[Rows from a dataset of charts and code]
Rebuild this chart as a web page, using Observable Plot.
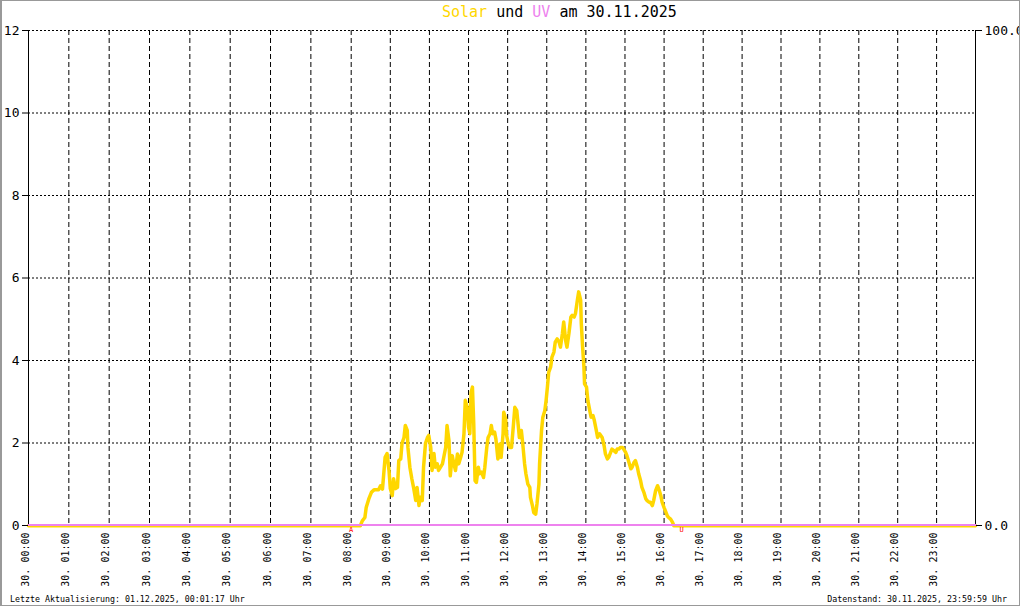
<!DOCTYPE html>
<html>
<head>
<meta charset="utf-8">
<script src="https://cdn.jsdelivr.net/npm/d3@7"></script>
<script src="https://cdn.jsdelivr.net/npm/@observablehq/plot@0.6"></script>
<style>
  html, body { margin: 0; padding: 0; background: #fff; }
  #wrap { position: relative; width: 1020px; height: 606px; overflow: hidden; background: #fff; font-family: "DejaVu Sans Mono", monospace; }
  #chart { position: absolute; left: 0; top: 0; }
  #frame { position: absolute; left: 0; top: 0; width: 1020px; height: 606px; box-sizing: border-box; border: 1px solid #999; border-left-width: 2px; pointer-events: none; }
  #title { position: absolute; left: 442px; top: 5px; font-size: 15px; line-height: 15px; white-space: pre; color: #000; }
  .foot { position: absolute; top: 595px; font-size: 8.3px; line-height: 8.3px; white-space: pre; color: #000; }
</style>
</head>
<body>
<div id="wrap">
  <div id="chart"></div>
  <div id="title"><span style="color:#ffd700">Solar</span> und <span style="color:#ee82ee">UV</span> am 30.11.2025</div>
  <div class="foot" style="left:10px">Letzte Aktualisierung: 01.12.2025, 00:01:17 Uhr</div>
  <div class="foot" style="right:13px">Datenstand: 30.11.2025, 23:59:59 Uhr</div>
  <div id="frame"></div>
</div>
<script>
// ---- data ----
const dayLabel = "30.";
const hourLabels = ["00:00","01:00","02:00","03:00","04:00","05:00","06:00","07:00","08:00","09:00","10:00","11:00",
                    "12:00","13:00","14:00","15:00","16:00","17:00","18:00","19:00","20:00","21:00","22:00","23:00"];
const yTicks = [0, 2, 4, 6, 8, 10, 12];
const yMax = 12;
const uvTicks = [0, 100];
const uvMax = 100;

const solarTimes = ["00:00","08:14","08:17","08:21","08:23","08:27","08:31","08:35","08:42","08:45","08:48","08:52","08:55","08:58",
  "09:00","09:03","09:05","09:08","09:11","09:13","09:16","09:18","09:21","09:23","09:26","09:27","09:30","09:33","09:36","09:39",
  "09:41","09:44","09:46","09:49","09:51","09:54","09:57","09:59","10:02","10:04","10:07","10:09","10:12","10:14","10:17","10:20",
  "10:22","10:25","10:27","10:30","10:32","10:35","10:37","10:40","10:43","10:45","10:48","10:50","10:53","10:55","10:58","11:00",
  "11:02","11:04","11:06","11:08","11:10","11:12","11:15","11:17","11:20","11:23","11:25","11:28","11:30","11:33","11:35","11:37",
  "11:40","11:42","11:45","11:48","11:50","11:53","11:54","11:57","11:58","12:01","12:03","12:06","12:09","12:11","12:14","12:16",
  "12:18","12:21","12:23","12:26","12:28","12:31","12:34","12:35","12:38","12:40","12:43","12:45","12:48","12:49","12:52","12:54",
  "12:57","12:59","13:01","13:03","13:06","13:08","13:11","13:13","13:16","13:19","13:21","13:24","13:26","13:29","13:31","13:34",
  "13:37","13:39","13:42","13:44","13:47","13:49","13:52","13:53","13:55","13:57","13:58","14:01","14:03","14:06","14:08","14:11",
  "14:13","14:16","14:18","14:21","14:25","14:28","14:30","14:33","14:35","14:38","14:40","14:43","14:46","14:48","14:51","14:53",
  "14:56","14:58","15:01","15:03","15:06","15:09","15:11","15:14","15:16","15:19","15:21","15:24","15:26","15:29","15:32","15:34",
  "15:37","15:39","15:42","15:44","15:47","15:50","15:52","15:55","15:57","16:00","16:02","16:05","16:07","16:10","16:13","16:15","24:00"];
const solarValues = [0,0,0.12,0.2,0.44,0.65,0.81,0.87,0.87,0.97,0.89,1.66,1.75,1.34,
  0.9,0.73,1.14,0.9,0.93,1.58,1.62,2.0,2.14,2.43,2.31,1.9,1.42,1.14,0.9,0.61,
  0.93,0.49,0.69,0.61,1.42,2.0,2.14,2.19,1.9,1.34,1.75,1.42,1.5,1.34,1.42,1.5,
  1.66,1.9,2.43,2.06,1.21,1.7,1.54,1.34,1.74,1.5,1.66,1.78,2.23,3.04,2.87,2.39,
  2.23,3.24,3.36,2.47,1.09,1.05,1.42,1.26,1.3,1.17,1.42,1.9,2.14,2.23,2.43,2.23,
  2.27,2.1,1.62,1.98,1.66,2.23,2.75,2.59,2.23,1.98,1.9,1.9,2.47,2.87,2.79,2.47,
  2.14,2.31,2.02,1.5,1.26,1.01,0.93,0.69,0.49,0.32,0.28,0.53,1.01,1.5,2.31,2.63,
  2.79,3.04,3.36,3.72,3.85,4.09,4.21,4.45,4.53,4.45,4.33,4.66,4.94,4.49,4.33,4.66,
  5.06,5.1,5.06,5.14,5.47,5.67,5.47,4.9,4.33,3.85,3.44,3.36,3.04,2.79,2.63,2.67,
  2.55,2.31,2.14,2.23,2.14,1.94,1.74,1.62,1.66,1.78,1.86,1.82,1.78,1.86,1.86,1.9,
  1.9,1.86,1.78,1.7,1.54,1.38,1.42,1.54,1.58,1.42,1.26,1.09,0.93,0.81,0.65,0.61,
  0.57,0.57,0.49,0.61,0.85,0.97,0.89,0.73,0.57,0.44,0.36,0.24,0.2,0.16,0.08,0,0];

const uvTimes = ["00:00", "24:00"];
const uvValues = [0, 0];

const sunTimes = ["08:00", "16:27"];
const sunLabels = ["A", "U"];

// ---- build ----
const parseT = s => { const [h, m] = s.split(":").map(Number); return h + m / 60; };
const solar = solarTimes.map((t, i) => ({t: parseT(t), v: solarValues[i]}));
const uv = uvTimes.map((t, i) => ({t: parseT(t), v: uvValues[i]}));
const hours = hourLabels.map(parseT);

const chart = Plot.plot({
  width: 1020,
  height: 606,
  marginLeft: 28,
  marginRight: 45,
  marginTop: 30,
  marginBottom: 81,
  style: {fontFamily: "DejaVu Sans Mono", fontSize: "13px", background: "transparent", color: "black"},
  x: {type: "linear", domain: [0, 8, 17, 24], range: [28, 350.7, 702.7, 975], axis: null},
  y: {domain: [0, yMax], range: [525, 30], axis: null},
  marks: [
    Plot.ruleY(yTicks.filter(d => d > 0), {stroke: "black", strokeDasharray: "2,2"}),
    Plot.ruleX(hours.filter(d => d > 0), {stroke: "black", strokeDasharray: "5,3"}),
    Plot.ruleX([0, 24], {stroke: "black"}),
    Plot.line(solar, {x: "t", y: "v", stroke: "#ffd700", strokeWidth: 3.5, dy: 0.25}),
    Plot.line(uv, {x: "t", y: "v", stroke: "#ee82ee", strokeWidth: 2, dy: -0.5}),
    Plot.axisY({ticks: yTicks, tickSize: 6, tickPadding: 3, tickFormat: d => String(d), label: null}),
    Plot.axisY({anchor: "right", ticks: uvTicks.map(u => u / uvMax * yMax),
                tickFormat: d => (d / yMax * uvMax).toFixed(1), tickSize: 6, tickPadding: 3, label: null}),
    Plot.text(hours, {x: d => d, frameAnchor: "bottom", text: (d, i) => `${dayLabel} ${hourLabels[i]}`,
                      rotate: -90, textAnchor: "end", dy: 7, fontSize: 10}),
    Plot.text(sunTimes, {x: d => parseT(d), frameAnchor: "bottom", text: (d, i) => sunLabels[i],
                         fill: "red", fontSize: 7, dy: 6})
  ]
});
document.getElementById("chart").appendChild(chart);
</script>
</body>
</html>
==
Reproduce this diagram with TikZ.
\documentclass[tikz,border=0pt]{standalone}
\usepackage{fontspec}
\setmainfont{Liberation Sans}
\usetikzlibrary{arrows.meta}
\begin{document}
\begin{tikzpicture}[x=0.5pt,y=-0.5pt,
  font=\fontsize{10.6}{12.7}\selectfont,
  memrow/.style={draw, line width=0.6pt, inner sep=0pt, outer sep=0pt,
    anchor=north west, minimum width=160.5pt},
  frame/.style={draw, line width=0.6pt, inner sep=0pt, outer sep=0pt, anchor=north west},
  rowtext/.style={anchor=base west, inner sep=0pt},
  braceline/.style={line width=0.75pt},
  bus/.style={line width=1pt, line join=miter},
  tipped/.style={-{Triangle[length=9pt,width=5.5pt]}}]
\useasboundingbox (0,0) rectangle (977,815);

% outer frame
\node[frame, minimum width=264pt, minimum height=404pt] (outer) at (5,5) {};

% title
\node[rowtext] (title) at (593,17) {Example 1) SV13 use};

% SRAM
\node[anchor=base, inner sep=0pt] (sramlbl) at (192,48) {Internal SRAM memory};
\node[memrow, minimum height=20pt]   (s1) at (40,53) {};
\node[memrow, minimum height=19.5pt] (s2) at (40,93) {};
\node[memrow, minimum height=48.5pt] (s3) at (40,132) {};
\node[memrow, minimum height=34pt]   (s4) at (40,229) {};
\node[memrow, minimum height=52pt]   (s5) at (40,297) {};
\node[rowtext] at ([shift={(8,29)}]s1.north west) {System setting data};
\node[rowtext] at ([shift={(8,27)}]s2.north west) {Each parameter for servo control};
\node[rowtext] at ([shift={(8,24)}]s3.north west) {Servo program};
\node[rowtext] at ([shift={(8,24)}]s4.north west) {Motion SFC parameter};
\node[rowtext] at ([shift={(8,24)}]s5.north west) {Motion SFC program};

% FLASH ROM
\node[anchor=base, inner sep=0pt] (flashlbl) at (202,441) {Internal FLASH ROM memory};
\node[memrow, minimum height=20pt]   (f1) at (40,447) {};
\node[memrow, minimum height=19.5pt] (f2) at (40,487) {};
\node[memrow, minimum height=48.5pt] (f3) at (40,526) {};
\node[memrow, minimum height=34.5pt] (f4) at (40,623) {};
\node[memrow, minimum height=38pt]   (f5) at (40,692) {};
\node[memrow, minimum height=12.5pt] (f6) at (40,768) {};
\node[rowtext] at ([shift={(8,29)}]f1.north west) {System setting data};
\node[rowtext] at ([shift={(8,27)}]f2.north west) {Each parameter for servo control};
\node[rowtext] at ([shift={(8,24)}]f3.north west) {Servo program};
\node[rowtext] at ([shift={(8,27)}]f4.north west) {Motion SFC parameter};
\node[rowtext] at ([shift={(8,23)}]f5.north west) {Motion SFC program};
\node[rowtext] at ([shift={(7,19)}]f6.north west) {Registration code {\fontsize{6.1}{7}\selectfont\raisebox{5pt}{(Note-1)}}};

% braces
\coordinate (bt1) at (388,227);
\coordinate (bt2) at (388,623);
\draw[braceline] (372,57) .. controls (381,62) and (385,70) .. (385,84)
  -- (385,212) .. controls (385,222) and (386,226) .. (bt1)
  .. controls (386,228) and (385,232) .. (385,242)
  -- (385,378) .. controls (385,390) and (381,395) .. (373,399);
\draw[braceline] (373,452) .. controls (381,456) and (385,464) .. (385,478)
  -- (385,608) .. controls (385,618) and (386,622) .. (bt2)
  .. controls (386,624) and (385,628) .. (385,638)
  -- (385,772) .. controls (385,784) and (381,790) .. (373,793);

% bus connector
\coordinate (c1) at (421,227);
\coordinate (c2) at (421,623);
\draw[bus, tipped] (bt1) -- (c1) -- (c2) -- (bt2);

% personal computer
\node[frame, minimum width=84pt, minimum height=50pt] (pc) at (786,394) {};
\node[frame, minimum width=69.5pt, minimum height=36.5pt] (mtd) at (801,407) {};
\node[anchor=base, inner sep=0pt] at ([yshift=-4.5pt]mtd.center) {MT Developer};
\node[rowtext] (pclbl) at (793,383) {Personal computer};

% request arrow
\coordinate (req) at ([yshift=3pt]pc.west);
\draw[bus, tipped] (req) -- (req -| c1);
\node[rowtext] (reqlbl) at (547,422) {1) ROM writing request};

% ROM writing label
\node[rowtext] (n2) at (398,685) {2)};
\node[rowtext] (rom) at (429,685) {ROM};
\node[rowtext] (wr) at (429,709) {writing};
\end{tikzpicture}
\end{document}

**TASK:** From the material above, reproduce only what runs from the line holding "Rebuild this chart" down to the line holding "const uvMax = 100;", both included, pictures excluded.

**WRITTEN ANSWER:**
Rebuild this chart as a web page, using Observable Plot.
<!DOCTYPE html>
<html>
<head>
<meta charset="utf-8">
<script src="https://cdn.jsdelivr.net/npm/d3@7"></script>
<script src="https://cdn.jsdelivr.net/npm/@observablehq/plot@0.6"></script>
<style>
  html, body { margin: 0; padding: 0; background: #fff; }
  #wrap { position: relative; width: 1020px; height: 606px; overflow: hidden; background: #fff; font-family: "DejaVu Sans Mono", monospace; }
  #chart { position: absolute; left: 0; top: 0; }
  #frame { position: absolute; left: 0; top: 0; width: 1020px; height: 606px; box-sizing: border-box; border: 1px solid #999; border-left-width: 2px; pointer-events: none; }
  #title { position: absolute; left: 442px; top: 5px; font-size: 15px; line-height: 15px; white-space: pre; color: #000; }
  .foot { position: absolute; top: 595px; font-size: 8.3px; line-height: 8.3px; white-space: pre; color: #000; }
</style>
</head>
<body>
<div id="wrap">
  <div id="chart"></div>
  <div id="title"><span style="color:#ffd700">Solar</span> und <span style="color:#ee82ee">UV</span> am 30.11.2025</div>
  <div class="foot" style="left:10px">Letzte Aktualisierung: 01.12.2025, 00:01:17 Uhr</div>
  <div class="foot" style="right:13px">Datenstand: 30.11.2025, 23:59:59 Uhr</div>
  <div id="frame"></div>
</div>
<script>
// ---- data ----
const dayLabel = "30.";
const hourLabels = ["00:00","01:00","02:00","03:00","04:00","05:00","06:00","07:00","08:00","09:00","10:00","11:00",
                    "12:00","13:00","14:00","15:00","16:00","17:00","18:00","19:00","20:00","21:00","22:00","23:00"];
const yTicks = [0, 2, 4, 6, 8, 10, 12];
const yMax = 12;
const uvTicks = [0, 100];
const uvMax = 100;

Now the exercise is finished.